31 March 2011

Spinner interview (2011)

A decade may not feel like a long time to some, but when the 10-year anniversary of Liverpool's Ladytron came around, the electro-pop band definitely took note.

"I feel old", vocalist Mira Aroyo tells Spinner. "We're very aware of it, but since it's been 10 years, it's like wiping the slate clean".

A lot has changed since Ladytron first formed in 1999. As Aroyo puts it, "the world was a very different place".

"Just the fact that we were making these pop songs using synths, there weren't any bands doing that at the time, whereas now it's completely common and now it's just seeped into the mainstream".

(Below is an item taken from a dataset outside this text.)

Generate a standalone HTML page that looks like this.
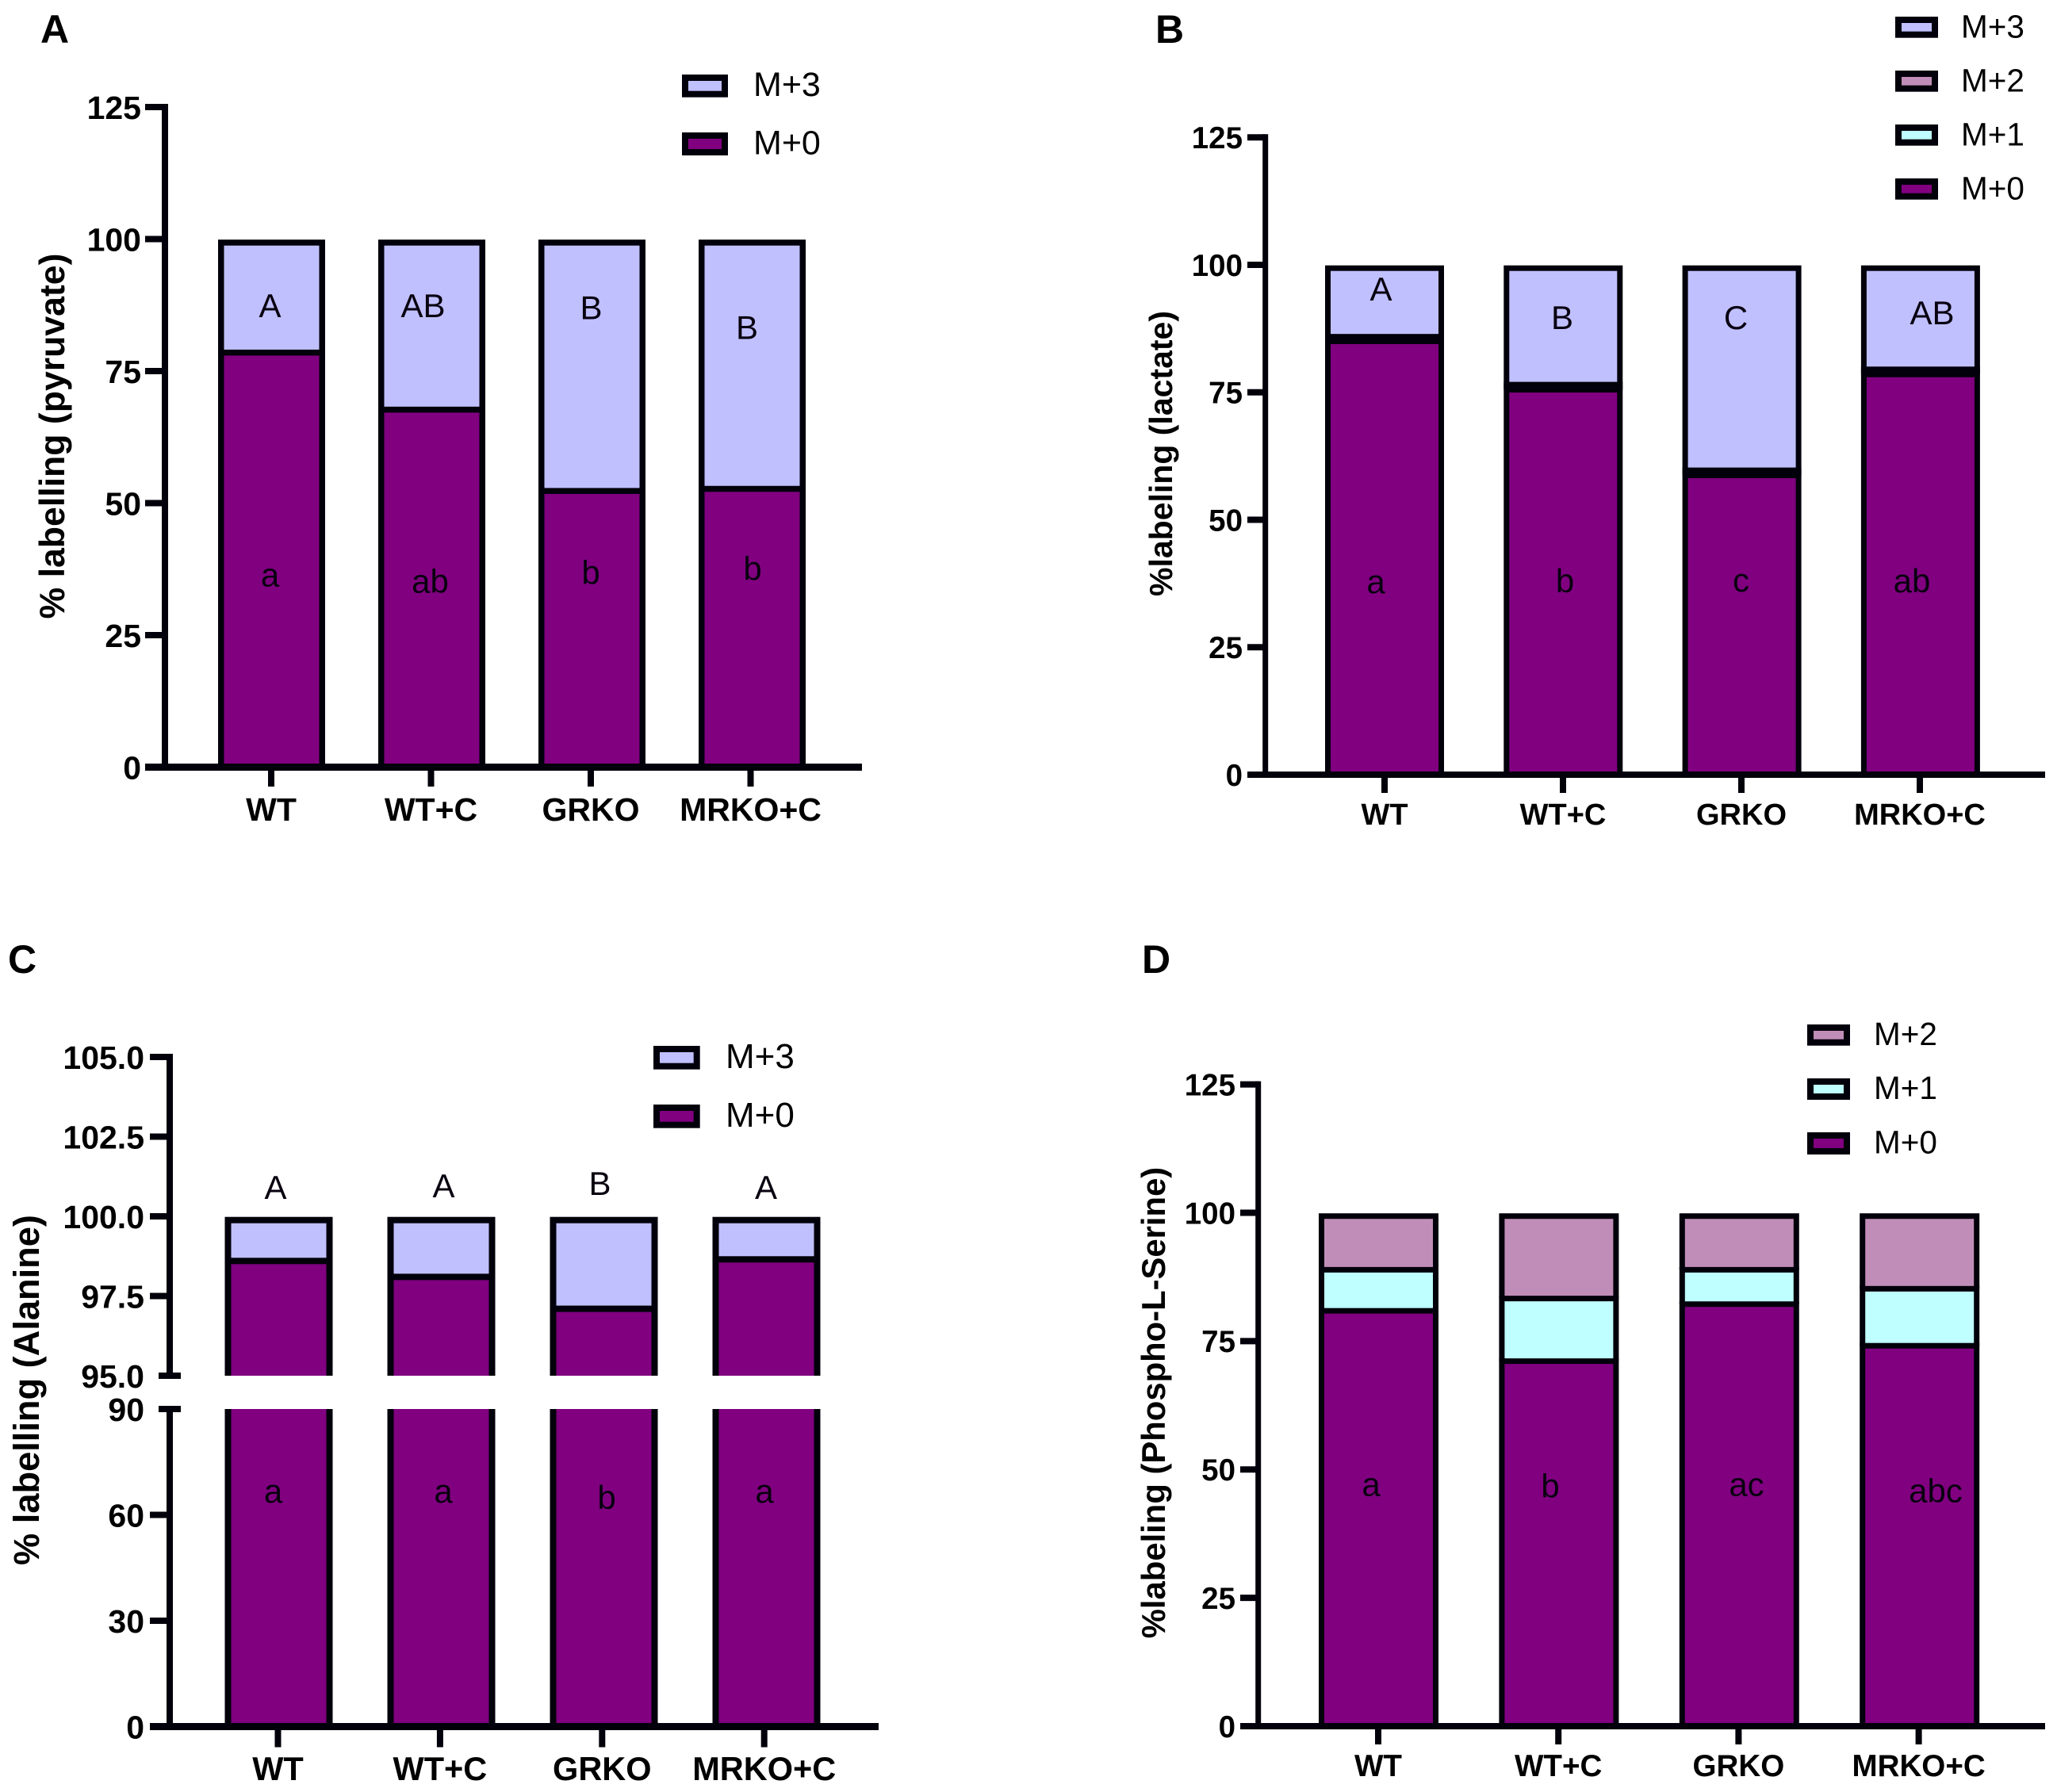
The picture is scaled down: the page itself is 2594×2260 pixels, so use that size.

Aroyo explains that the release of a best-of compilation entitled Best of 00-10 this March will help "make it all nice and fresh for our new record because our new record is quite different-sounding". And they mean it.

"We were very conscious in not repeating anything", she says. "We're not here to make a new "Destroy Everything You Touch" or a new "Seventeen"".

While the leap between 2005's Witching Hour and 2008's Velocifero was a minor one, Aroyo assures fans that the band takes a much bigger step on the new record but "it's still very much us -- the songs, the melodies, the lyrics... we can't really depart from that, but every now and then we make these big steps".

Currently in the midst of mastering their new full-length, slated for release later this summer, the band is looking forward to showing off a grander sound which incorporates more orchestral elements. "We're really excited about it", says Aroyo. "Instrument-wise, there were a lot of organs used, and it's just a more mature record".

"Ace of Hz", a new single which has also spurred its own remix EP, is the only tie linking the band's old and new material, and will appear on their upcoming as-yet-untitled record.

"Every album has been a different experience", says Aroyo. "We've never done it in a place where we've lived before, but with this one, three of us live in London".

The band recorded throughout the summer in Kent, England, and Aroyo cites the experience as a positive one. "We enjoyed being home, and it was just like having a regular job where we go home where we go home every night!"

Co-produced by Barny Barnicott (Arctic Monkeys, Kasabian, Editors) the album was recorded in his personal studio, which, according to Aroyo, felt like a playground.

"He was just getting more and more gear as we were working", she says. "New organs were arriving all the time and we were just using them. It was brilliant for us".